_Written exercise:_ Leaving out the pictures, retype the lines from the beginning of the listing through the line containing "const fmt = d".

+++

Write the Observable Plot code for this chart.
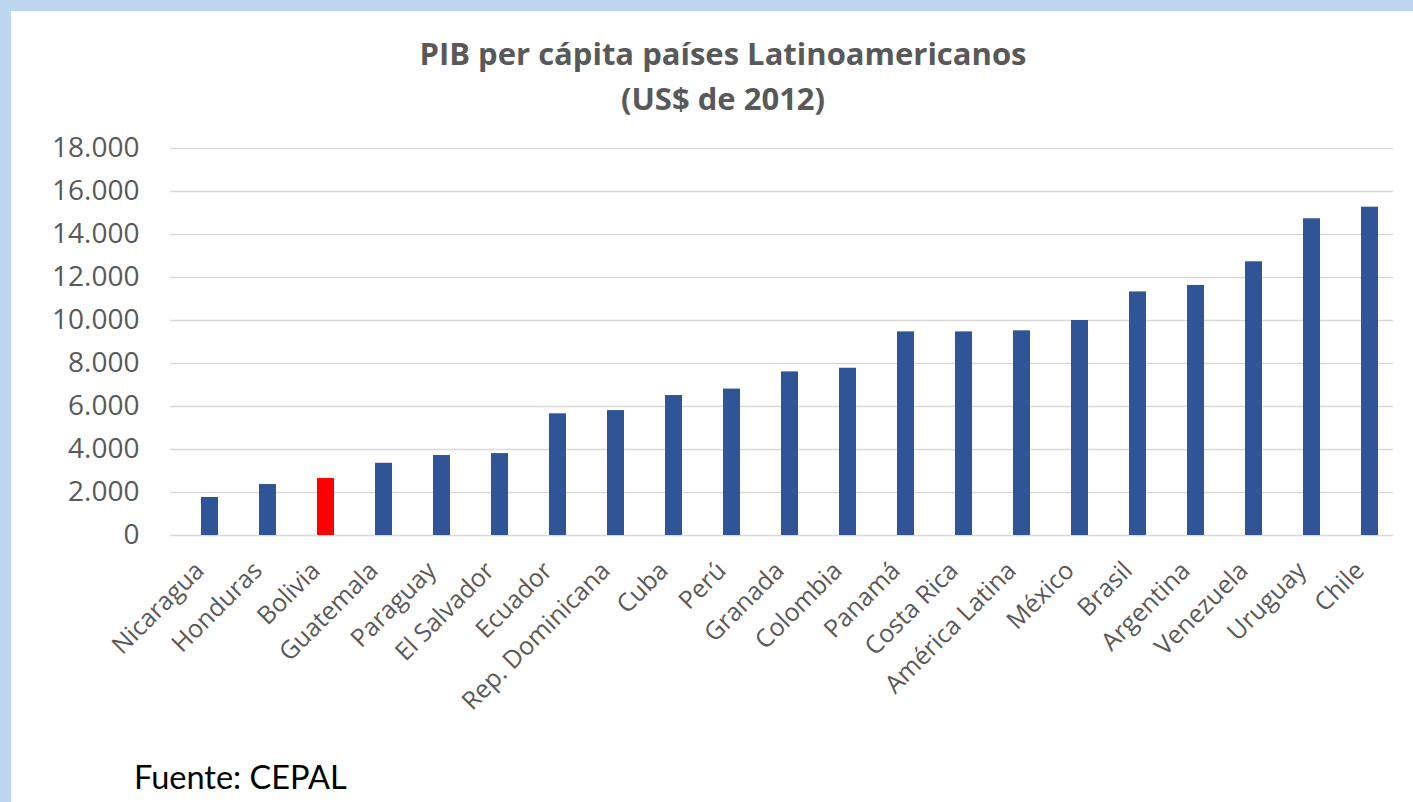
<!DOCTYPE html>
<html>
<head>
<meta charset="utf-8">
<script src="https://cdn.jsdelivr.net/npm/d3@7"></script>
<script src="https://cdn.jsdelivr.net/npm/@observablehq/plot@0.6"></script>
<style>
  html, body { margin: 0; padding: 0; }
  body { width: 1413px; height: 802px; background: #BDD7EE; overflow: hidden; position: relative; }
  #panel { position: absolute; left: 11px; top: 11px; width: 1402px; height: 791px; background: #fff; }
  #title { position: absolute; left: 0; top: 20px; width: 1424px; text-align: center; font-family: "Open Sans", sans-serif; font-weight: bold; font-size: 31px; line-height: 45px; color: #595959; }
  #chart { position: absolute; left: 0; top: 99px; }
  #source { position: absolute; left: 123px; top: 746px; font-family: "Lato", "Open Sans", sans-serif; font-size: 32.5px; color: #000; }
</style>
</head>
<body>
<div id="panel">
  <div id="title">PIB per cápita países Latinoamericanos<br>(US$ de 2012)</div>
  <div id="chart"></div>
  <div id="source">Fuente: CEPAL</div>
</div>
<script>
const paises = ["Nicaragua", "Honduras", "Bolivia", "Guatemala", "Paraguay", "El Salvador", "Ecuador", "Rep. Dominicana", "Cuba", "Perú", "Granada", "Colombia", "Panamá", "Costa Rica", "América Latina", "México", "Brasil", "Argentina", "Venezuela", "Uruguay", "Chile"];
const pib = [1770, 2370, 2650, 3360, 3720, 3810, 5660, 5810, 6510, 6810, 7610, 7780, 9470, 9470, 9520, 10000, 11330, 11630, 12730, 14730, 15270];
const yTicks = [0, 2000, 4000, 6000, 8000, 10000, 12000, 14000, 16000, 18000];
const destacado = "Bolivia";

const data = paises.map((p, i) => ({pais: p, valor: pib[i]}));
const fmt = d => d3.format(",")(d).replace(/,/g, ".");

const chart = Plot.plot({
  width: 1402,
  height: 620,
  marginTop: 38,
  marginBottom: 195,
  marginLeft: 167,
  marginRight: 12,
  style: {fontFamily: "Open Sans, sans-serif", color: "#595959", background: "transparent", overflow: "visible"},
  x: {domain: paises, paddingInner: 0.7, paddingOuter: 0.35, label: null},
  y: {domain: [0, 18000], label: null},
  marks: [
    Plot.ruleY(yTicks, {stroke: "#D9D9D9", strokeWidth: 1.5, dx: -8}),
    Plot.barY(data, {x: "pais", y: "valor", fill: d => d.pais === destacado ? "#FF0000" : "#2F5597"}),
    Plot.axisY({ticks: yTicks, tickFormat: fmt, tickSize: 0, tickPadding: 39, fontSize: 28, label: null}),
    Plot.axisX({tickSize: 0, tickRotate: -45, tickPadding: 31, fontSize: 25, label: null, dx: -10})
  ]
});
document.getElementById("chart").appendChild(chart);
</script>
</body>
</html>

+++

_Response to this exercise:_
Write the Observable Plot code for this chart.
<!DOCTYPE html>
<html>
<head>
<meta charset="utf-8">
<script src="https://cdn.jsdelivr.net/npm/d3@7"></script>
<script src="https://cdn.jsdelivr.net/npm/@observablehq/plot@0.6"></script>
<style>
  html, body { margin: 0; padding: 0; }
  body { width: 1413px; height: 802px; background: #BDD7EE; overflow: hidden; position: relative; }
  #panel { position: absolute; left: 11px; top: 11px; width: 1402px; height: 791px; background: #fff; }
  #title { position: absolute; left: 0; top: 20px; width: 1424px; text-align: center; font-family: "Open Sans", sans-serif; font-weight: bold; font-size: 31px; line-height: 45px; color: #595959; }
  #chart { position: absolute; left: 0; top: 99px; }
  #source { position: absolute; left: 123px; top: 746px; font-family: "Lato", "Open Sans", sans-serif; font-size: 32.5px; color: #000; }
</style>
</head>
<body>
<div id="panel">
  <div id="title">PIB per cápita países Latinoamericanos<br>(US$ de 2012)</div>
  <div id="chart"></div>
  <div id="source">Fuente: CEPAL</div>
</div>
<script>
const paises = ["Nicaragua", "Honduras", "Bolivia", "Guatemala", "Paraguay", "El Salvador", "Ecuador", "Rep. Dominicana", "Cuba", "Perú", "Granada", "Colombia", "Panamá", "Costa Rica", "América Latina", "México", "Brasil", "Argentina", "Venezuela", "Uruguay", "Chile"];
const pib = [1770, 2370, 2650, 3360, 3720, 3810, 5660, 5810, 6510, 6810, 7610, 7780, 9470, 9470, 9520, 10000, 11330, 11630, 12730, 14730, 15270];
const yTicks = [0, 2000, 4000, 6000, 8000, 10000, 12000, 14000, 16000, 18000];
const destacado = "Bolivia";

const data = paises.map((p, i) => ({pais: p, valor: pib[i]}));
const fmt = d => d3.format(",")(d).replace(/,/g, ".");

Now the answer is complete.